- The Washington Times - Thursday, March 19, 2015

Former Massachusetts Gov. and 2012 GOP presidential nominee Mitt Romney said he could have done a better job sufficiently communicating his message to minority communities in the country during the last presidential election, and he also said he should have fought back harder against attacks he says were not accurate.

After telling donors earlier in the year he was thinking about making a third White House run, Mr. Romney said in January that he would not be running in 2016.

If he had run again, Mr. Romney told Yahoo News’ Katie Couric, he would have spent “a great deal of time taking my message to Hispanic-Americans and to other minority groups in this country — African-Americans, Asian-Americans — and describing why it is that conservative principles are best for them and for their families.”

Exit polls from the 2012 election showed that President Obama won more than 70 percent of the Hispanic vote and the Asian vote and more than 90 percent of the African-American vote.

“That’s something I wish I would have spent a lot more time doing,” Mr. Romney said. “We’d have taken ad dollars as well and responded to some of the attacks that came our way — some of them, by the way, below the belt. There were things that were said in some of the ads that came against us in Hispanic media, but also in English media, that were not accurate, and we should have fought back harder against those things and shut ’em down, and made it loud and clear that those things were wrong.”

Mr. Obama’s campaign hammered Mr. Romney relentlessly over his business record and comments he made at a private event that 47 percent of people in the country who were dependent on the government would likely support Mr. Obama.

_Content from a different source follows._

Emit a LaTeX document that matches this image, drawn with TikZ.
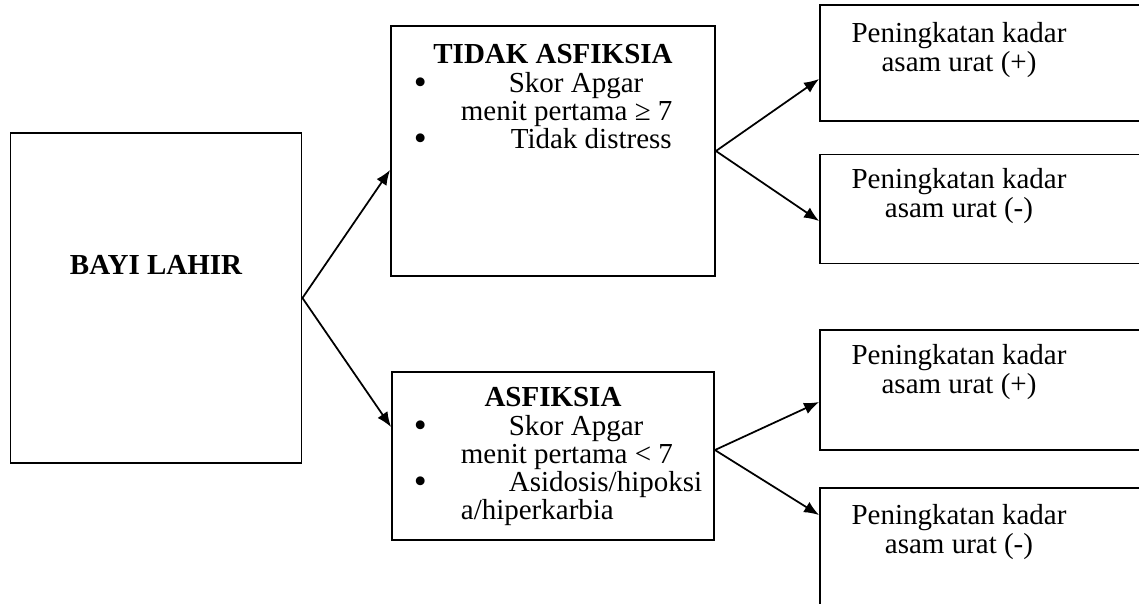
\documentclass[tikz,border=0pt]{standalone}
\usepackage{fontspec}
\setmainfont{Liberation Serif}
\usetikzlibrary{arrows.meta,positioning,calc}

\newcommand{\butir}{\llap{\raisebox{-1.2pt}{\fontsize{21}{0}\selectfont\textbullet}\hspace{0.68cm}}}

\begin{document}
\begin{tikzpicture}[x=0.02cm, y=-0.02cm, line width=1pt, kotak/.style={draw,line width=1.1pt,inner sep=0pt}, teks/.style={font=\fontsize{16.5}{16}\selectfont,align=center,inner sep=0pt}, judul/.style={teks,font=\fontsize{16.5}{16}\selectfont\bfseries}, daftar/.style={teks,align=left,anchor=north west}, panah/.style={-{Latex[length=3mm,width=2.4mm]}}]
\useasboundingbox (0,0) rectangle (1139,603);
\clip (0,0) rectangle (1139,603);
\begin{scope}
\node[kotak,minimum width=5.82cm,minimum height=6.6cm] (bayi) at (156,298) {};
\node[kotak,minimum width=6.48cm,minimum height=5cm] (tidak) at (553,151) {};
\node[kotak,minimum width=6.44cm,minimum height=3.36cm] (asf) at (553,456) {};
\node[kotak,minimum width=7.6cm,minimum height=2.32cm] (r1) at (1010,63) {};
\node[kotak,minimum width=7.6cm,minimum height=2.18cm] (r2) at (1010,209) {};
\node[kotak,minimum width=7.6cm,minimum height=2.4cm] (r3) at (1010,390) {};
\node[kotak,minimum width=7.6cm,minimum height=3cm] (r4) at (1010,563) {};
\end{scope}
\begin{scope}
\node[judul] (bayi_t) at (156,265) {BAYI LAHIR};
\node[judul] (tidak_t) at (553,54) {TIDAK ASFIKSIA};
\node[daftar] (tidak_l) at (460,71) {\butir\hspace{0.96cm}Skor Apgar\\menit pertama ≥ 7\\\butir\hspace{1cm}Tidak distress};
\node[judul] (asf_t) at (553,397) {ASFIKSIA};
\node[daftar] (asf_l) at (460,414) {\butir\hspace{0.96cm}Skor Apgar\\menit pertama < 7\\\butir\hspace{0.96cm}Asidosis/hipoksi\\a/hiperkarbia};
\node[teks] (r1_t) at (959,50) {Peningkatan kadar\\asam urat (+)};
\node[teks] (r2_t) at (959,196) {Peningkatan kadar\\asam urat (-)};
\node[teks] (r3_t) at (959,372) {Peningkatan kadar\\asam urat (+)};
\node[teks] (r4_t) at (959,532) {Peningkatan kadar\\asam urat (-)};
\end{scope}
% ujung panah
\coordinate (asf_out) at ($(asf.east)+(0,-6)$);
\coordinate (tidak_in) at ($(tidak.west)+(0,19)$);
\coordinate (asf_in) at ($(asf.west)+(0,-29)$);
\coordinate (r1_in) at ($(r1.west)+(0,16)$);
\coordinate (r2_in) at ($(r2.west)+(0,12)$);
\coordinate (r3_in) at ($(r3.west)+(0,12)$);
\coordinate (r4_in) at ($(r4.north west)+(0,28)$);
\begin{scope}
\draw[panah] (bayi.east) -- (tidak_in);
\draw[panah] (bayi.east) -- (asf_in);
\draw[panah] (tidak.east) -- (r1_in);
\draw[panah] (tidak.east) -- (r2_in);
\draw[panah] (asf_out) -- (r3_in);
\draw[panah] (asf_out) -- (r4_in);
\end{scope}
\end{tikzpicture}
\end{document}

“But, you know, I’m not gonna get a chance to do that — I’m gonna be supporting someone else — but I will be talking to our nominee about the mistakes I made and suggesting things that he or she ought to do differently that I did,” Mr. Romney said.

What he really wished they had done differently, Mr. Romney said, was “make a greater effort and communicating to minority voters in this country the policies that I think are right to help minority families, and that’s probably without question the biggest mistake that I made in the campaign.”